Мать развелась с ним вскоре после революции, когда стал возможен односторонний развод. Он бы не согласился. Он любил ее. Жизнь без постоянных ссор с ней, без ее высокомерия, гордости казалась ему пустой, неинтересной.
Она уехала от него, но когда в конце двадцатых годов они оба оказались в Ленинграде, отец стал заходить к ней - посоветоваться или просто когда ему становилось скучно. И мама советовала, настаивала, сперва насмешливо, потом добродушно. Она не раскаивалась, что развелась с ним. Она говорила, что, если бы это было возможно, она развелась бы на другой день после свадьбы.

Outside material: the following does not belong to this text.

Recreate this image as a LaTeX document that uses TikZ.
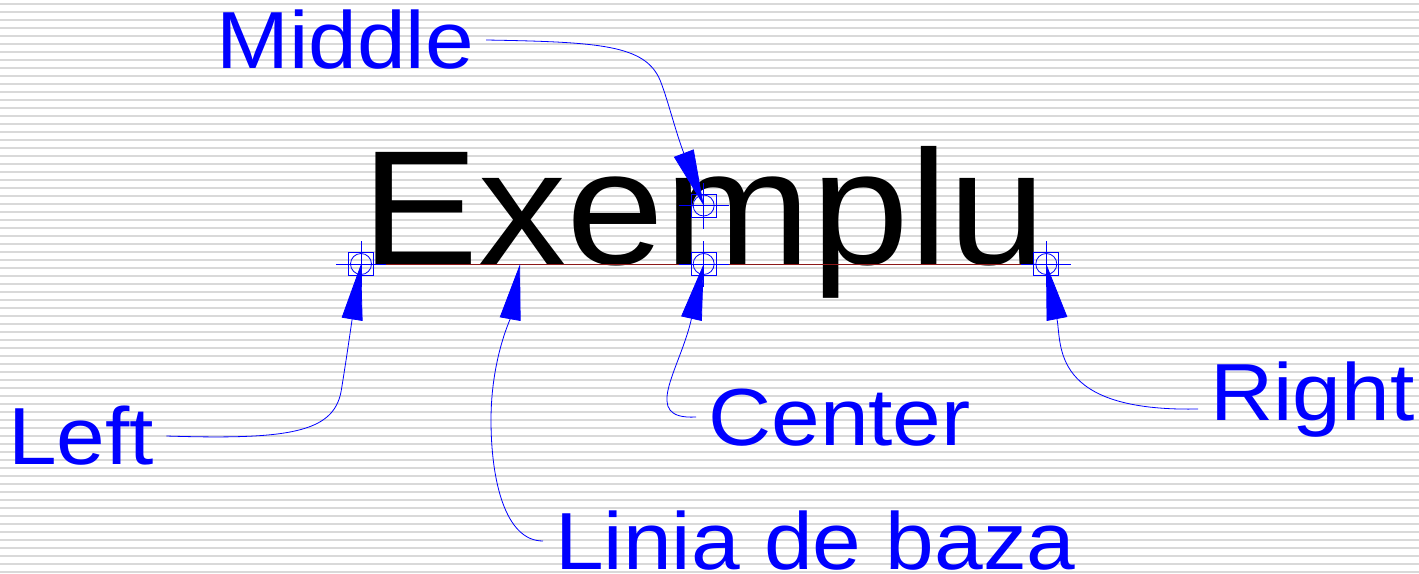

У детей теперь были дети. Сыновья женились не так и жили не так, как надо. Он не знал, как надо, но все же было совершенно ясно, что они жили как-то не так. Он любил их. У него не было денег, но время от времени он делал им дорогие подарки. Словом, с семьей было кончено. Зато с армией все было как нельзя лучше.
- Армия - это все! - любил говорить он.- Сыт, одет, обут. И порядок, главное - порядок.
Когда перед первой мировой войной сокольскую гимнастику заменили военным обучением, он ходил на плац посмотреть, как мы с Сашей маршируем, и однажды, с бешенством выкатив глаза, закричал мне:
- Ногу!
Накануне Великой Отечественной войны он еще служил в свои семьдесят два года. Его оркестр был лучшим в округе, и только какой-то знаменитый Белецкий считался более опытным капельмейстером, чем он. Он сочинил военный марш, который записали на граммофонную пластинку. Марш был ужасный. В одном месте барабан заглушал все другие инструменты, и каждый раз отец подробно объяснял мне, как это случилось: барабан поставили слишком близко к записывающему аппарату...
Полк стоял в Стрельне, и, приезжая из Стрельны, отец вспоминал, что ему всегда хотелось жить за городом, на свежем воздухе, чтобы перед домом росли кусты, по возможности полезные - крыжовник, малина,- а на дворе расхаживали куры. Но вот однажды командир полка пришел на сыгровку, и отец, скомандовав "смирно", отрапортовал ему о состоянии своей музыкантской команды согласно уставу, утвержденному в 1892 году императором Александром III. Командир полка отправил его на гауптвахту, и смертельно оскорбленный отец подал в отставку, несмотря на мои уговоры.
Теперь у него осталась только скрипка Амати. Он женился вторично - от скуки. Но стало еще скучнее, хотя жена была красивая, сорока пяти лет, с большими бараньими глазами. С ней нельзя было спорить - она соглашалась. Нельзя было скандалить - она начинала плакать. Она скоро поняла, что с ним невозможно жить, но все-таки жила, потому что больше ничего не оставалось. Скрипку Амати, по ее мнению, надо было продать.
- Дурак!- отвечал ей с презрением отец. Это было обиднее, чем "дура".
Дальний родственник, флейтист, томный красавец с вьющейся шевелюрой, приехал из Свердловска и сказал, что скрипка хорошая, но не Амати. Амати делал изогнутые скрипки, с высокой подставкой. Они и теперь еще ценятся, но не очень, потому что у них тон глуховат для современного концертного зала. А это не Амати. Он видел точно такую же у одного любителя, и тот показывал ее именно как подделку.
У отца был осунувшийся вид, когда я пришел к нему через несколько дней. Скрипка висела на прежнем месте. Он старался не смотреть на нее.